I use the latest NeMo release: 1.1.0. I found the following bugs.

Bugs

German (de):

text: Here is brettspielversand.de. norm_text: Here is b r e t t s p i e l v e r s a n d punkt de. expected output: Here is brettspielversand punkt de.
text: Sinnesbereichen.in allen Sinnen. norm_text:S i n n e s b e r e i c h e n punkt in allen Sinnen. expected output: Sinnesbereichen punkt in allen Sinnen.
text: Hier zoome ich auf die Läsion. Wir befinden uns also auf der 2D-Mammographie. norm_text:Hier zoome ich auf die Läsion. Wir befinden uns also auf der 2D-Mammographie. expected output: Hier zoome ich auf die Läsion.
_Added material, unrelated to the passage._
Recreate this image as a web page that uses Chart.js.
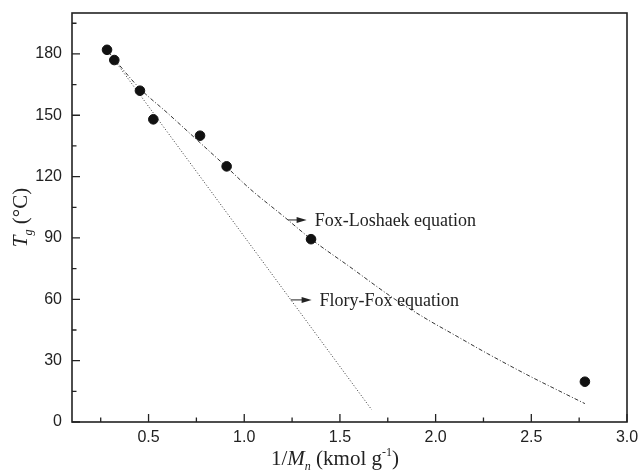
<!DOCTYPE html>
<html lang="en">
<head>
<meta charset="UTF-8">
<title>Tg vs 1/Mn</title>
<script src="https://cdn.jsdelivr.net/npm/chart.js@4.4.1/dist/chart.umd.min.js"></script>
<style>
  html, body { margin: 0; padding: 0; background: #fff; }
  .wrap { width: 641px; height: 472px; }
</style>
</head>
<body>
<div class="wrap"><canvas id="tgChart"></canvas></div>
<script>
// measured Tg values
const invMn = [0.283, 0.321, 0.455, 0.525, 0.769, 0.908, 1.349, 2.780];
const tgMeasured = [182, 177, 162, 148, 140, 125, 89.4, 19.7];

// Flory-Fox fit (straight line)
const floryX = [0.29, 1.666];
const floryY = [181, 6];

// Fox-Loshaek fit
const foxX = [0.29, 0.45, 0.60, 0.77, 0.91, 1.03, 1.20, 1.35, 1.55, 1.78, 1.95, 2.10, 2.27, 2.49, 2.65, 2.78];
const foxY = [181, 163.5, 151, 136.5, 124.5, 114, 101, 89.4, 76, 60.5, 50.5, 42.5, 33.5, 22.5, 15, 9];

// axes
const xTicks = [0.5, 1.0, 1.5, 2.0, 2.5, 3.0];
const xTickLabels = ['0.5', '1.0', '1.5', '2.0', '2.5', '3.0'];
const xMinor = [0.25, 0.75, 1.25, 1.75, 2.25, 2.75];
const yTicks = [0, 30, 60, 90, 120, 150, 180];
const yTickLabels = ['0', '30', '60', '90', '120', '150', '180'];
const yMinor = [15, 45, 75, 105, 135, 165, 195];

// labels with arrows: [arrow x0, arrow x1, y] in data units
const foxLabel = { text: 'Fox-Loshaek equation', x0: 1.229, x1: 1.326, y: 98.8 };
const floryLabel = { text: 'Flory-Fox equation', x0: 1.243, x1: 1.352, y: 59.7 };

const serif = '"Liberation Serif", "Times New Roman", serif';
const ink = '#222';

const toPts = (xs, ys) => xs.map((x, i) => ({ x: x, y: ys[i] }));

// draws the frame, inward ticks, axis titles and the arrow labels
const decorations = {
    id: 'decorations',
    afterDraw(chart) {
        const ctx = chart.ctx;
        const a = chart.chartArea;
        const xs = chart.scales.x, ys = chart.scales.y;
        ctx.save();

        // ticks
        ctx.strokeStyle = ink;
        ctx.lineWidth = 1.3;
        ctx.beginPath();
        xTicks.forEach(v => { const p = xs.getPixelForValue(v); ctx.moveTo(p, a.bottom); ctx.lineTo(p, a.bottom - 8); });
        xMinor.forEach(v => { const p = xs.getPixelForValue(v); ctx.moveTo(p, a.bottom); ctx.lineTo(p, a.bottom - 4.5); });
        yTicks.forEach(v => { const p = ys.getPixelForValue(v); ctx.moveTo(a.left, p); ctx.lineTo(a.left + 8, p); });
        yMinor.forEach(v => { const p = ys.getPixelForValue(v); ctx.moveTo(a.left, p); ctx.lineTo(a.left + 4.5, p); });
        ctx.stroke();

        // frame
        ctx.lineWidth = 1.6;
        ctx.strokeRect(a.left, a.top, a.right - a.left, a.bottom - a.top);

        // arrow labels
        [foxLabel, floryLabel].forEach(l => {
            const px0 = xs.getPixelForValue(l.x0), px1 = xs.getPixelForValue(l.x1);
            const py = ys.getPixelForValue(l.y);
            ctx.lineWidth = 1;
            ctx.beginPath();
            ctx.moveTo(px0, py); ctx.lineTo(px1 - 8, py);
            ctx.stroke();
            ctx.fillStyle = ink;
            ctx.beginPath();
            ctx.moveTo(px1, py); ctx.lineTo(px1 - 10, py - 3); ctx.lineTo(px1 - 10, py + 3);
            ctx.closePath();
            ctx.fill();
            ctx.font = '18px ' + serif;
            ctx.textBaseline = 'alphabetic';
            ctx.textAlign = 'left';
            ctx.fillText(l.text, px1 + 8, py + 6.5);
        });

        // rich text helper: parts = [text, font, dy]
        const drawParts = (parts, cx, cy) => {
            let w = 0;
            parts.forEach(p => { ctx.font = p[1]; w += ctx.measureText(p[0]).width; });
            let x = cx - w / 2;
            parts.forEach(p => {
                ctx.font = p[1];
                ctx.fillText(p[0], x, cy + p[2]);
                x += ctx.measureText(p[0]).width;
            });
        };
        ctx.fillStyle = ink;
        ctx.textAlign = 'left';
        ctx.textBaseline = 'alphabetic';

        // x title
        drawParts([
            ['1/', '21px ' + serif, 0],
            ['M', 'italic 21px ' + serif, 0],
            ['n', 'italic 12px ' + serif, 5],
            [' (kmol g', '21px ' + serif, 0],
            ['-1', '12px ' + serif, -9],
            [')', '21px ' + serif, 0]
        ], 335, 465);

        // y title
        ctx.translate(27, (a.top + a.bottom) / 2);
        ctx.rotate(-Math.PI / 2);
        drawParts([
            ['T', 'italic 21px ' + serif, 0],
            ['g', 'italic 12px ' + serif, 5],
            [' (\u00B0C)', '21px ' + serif, 0]
        ], 0, 0);

        ctx.restore();
    }
};

new Chart(document.getElementById('tgChart'), {
    type: 'scatter',
    data: {
        datasets: [{
            label: 'Measured',
            data: toPts(invMn, tgMeasured),
            backgroundColor: '#111',
            borderColor: '#111',
            pointRadius: 4.8,
            showLine: false
        }, {
            label: 'Flory-Fox equation',
            data: toPts(floryX, floryY),
            showLine: true,
            borderColor: '#333',
            borderWidth: 1,
            borderDash: [1, 2],
            pointRadius: 0
        }, {
            label: 'Fox-Loshaek equation',
            data: toPts(foxX, foxY),
            showLine: true,
            borderColor: '#333',
            borderWidth: 1,
            borderDash: [4, 2, 1, 2],
            cubicInterpolationMode: 'monotone',
            pointRadius: 0
        }]
    },
    options: {
        responsive: true,
        maintainAspectRatio: false,
        animation: false,
        events: [],
        layout: { padding: { top: 13, right: 14, left: 0, bottom: 0 } },
        plugins: { legend: { display: false }, tooltip: { enabled: false } },
        scales: {
            x: {
                type: 'linear',
                min: 0.1,
                max: 3.0,
                grid: { display: false, drawTicks: false },
                border: { display: false },
                afterBuildTicks: s => { s.ticks = xTicks.map(v => ({ value: v })); },
                afterFit: s => { s.height = 50; s.paddingLeft = 0; s.paddingRight = 0; },
                ticks: {
                    padding: 6,
                    color: ink,
                    font: { family: '"Liberation Sans", Arial, sans-serif', size: 16 },
                    maxRotation: 0,
                    callback: (v) => xTickLabels[xTicks.indexOf(v)]
                }
            },
            y: {
                type: 'linear',
                min: 0,
                max: 200,
                grid: { display: false, drawTicks: false },
                border: { display: false },
                afterBuildTicks: s => { s.ticks = yTicks.map(v => ({ value: v })); },
                afterFit: s => { s.width = 72; s.paddingTop = 0; s.paddingBottom = 0; },
                ticks: {
                    padding: 10,
                    color: ink,
                    font: { family: '"Liberation Sans", Arial, sans-serif', size: 16 },
                    callback: (v) => yTickLabels[yTicks.indexOf(v)]
                }
            }
        }
    },
    plugins: [decorations]
});
</script>
</body>
</html>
Wir befinden uns also auf der Zwei-D-Mammographie. (not sure)

For German normalization, I use the following code:

from nemo_text_processing.text_normalization.normalize import Normalizer

normalizer = Normalizer(
  input_case="cased",
  lang="de",
  deterministic=True,
)

norm_text = normalizer.normalize(text, punct_post_process=True)

Spanish (es):

text: El texto de Li Qin en este libro ahora está disponible en forma de libro electrónico. norm_text: El texto de quincuagésimo primero Qin en este libro ahora está disponible en forma de libro electrónico. expected output:El texto de Li Qin en este libro ahora está disponible en forma de libro electrónico. (not sure)
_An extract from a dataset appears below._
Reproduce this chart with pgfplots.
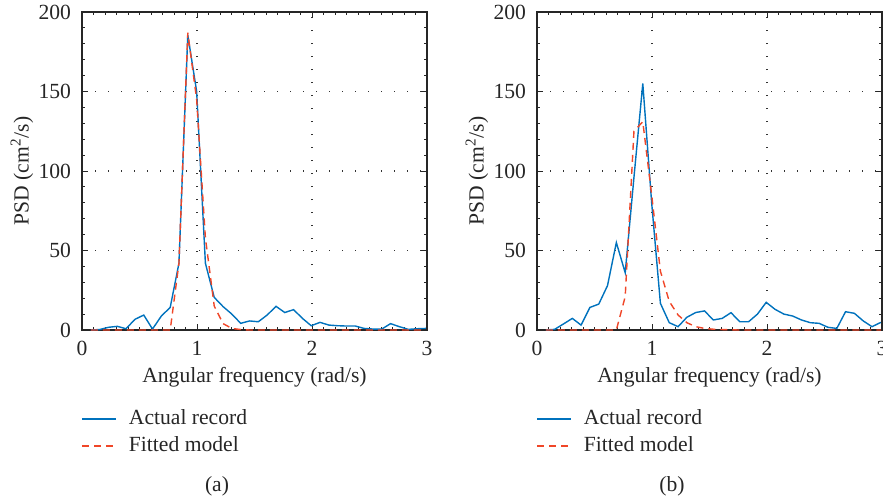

For Spanish normalization, I use the following code:

from nemo_text_processing.text_normalization.normalize import Normalizer

normalizer = Normalizer(
  input_case="cased",
  lang="es",
  deterministic=True,
)

norm_text = normalizer.normalize(text, punct_post_process=True)

French (fr):

text: Les Tech Clippings seront diffusés en exclusivité sur la chaîne Youtube DIGITIMES tous les vendredis à 20h. norm_text: Les Tech Clippings seront diffusés en exclusivité sur la chaîne Youtube DIGITIMES tous les vendredis à 20h. expected output:Les Tech Clippings seront diffusés en exclusivité sur la chaîne YouTube DIGITIMES tous les vendredis à 20 heures. (not sure)

For French normalization, I use the following code:

from nemo_text_processing.text_normalization.normalize import Normalizer

normalizer = Normalizer(
  input_case="cased",
  lang="fr",
  deterministic=True,
)

norm_text = normalizer.normalize(text, punct_post_process=True)

Sep 10 '24 07:09 Oktai15

@ekmb

Sep 10 '24 07:09 Oktai15

German:

Will address.
The model expects canonical punctuation, which in this case requires a whitespace following a sentence-final period. In its absence, the string will likely be transduced as a URL (hence the spacing between individual characters -- see above). As the input string contains non-standard punctuation, the output represents expected behavior.
This is a known issue. Will address.

Spanish:

This was addressed with PR #224, which didn't make it to the current release.

French:

The MEASURE semiotic class is not implemented for French TN (it is present in ITN). Will address.

Sep 10 '24 19:09 zoobereq

A fix for German (1.) and (2.) has been implemented.

Oct 17 '24 21:10 zoobereq

A fix for German (3.) has just been implemented.

Oct 23 '24 18:10 zoobereq

All bugs in this issue have been addressed.

Oct 23 '24 18:10 zoobereq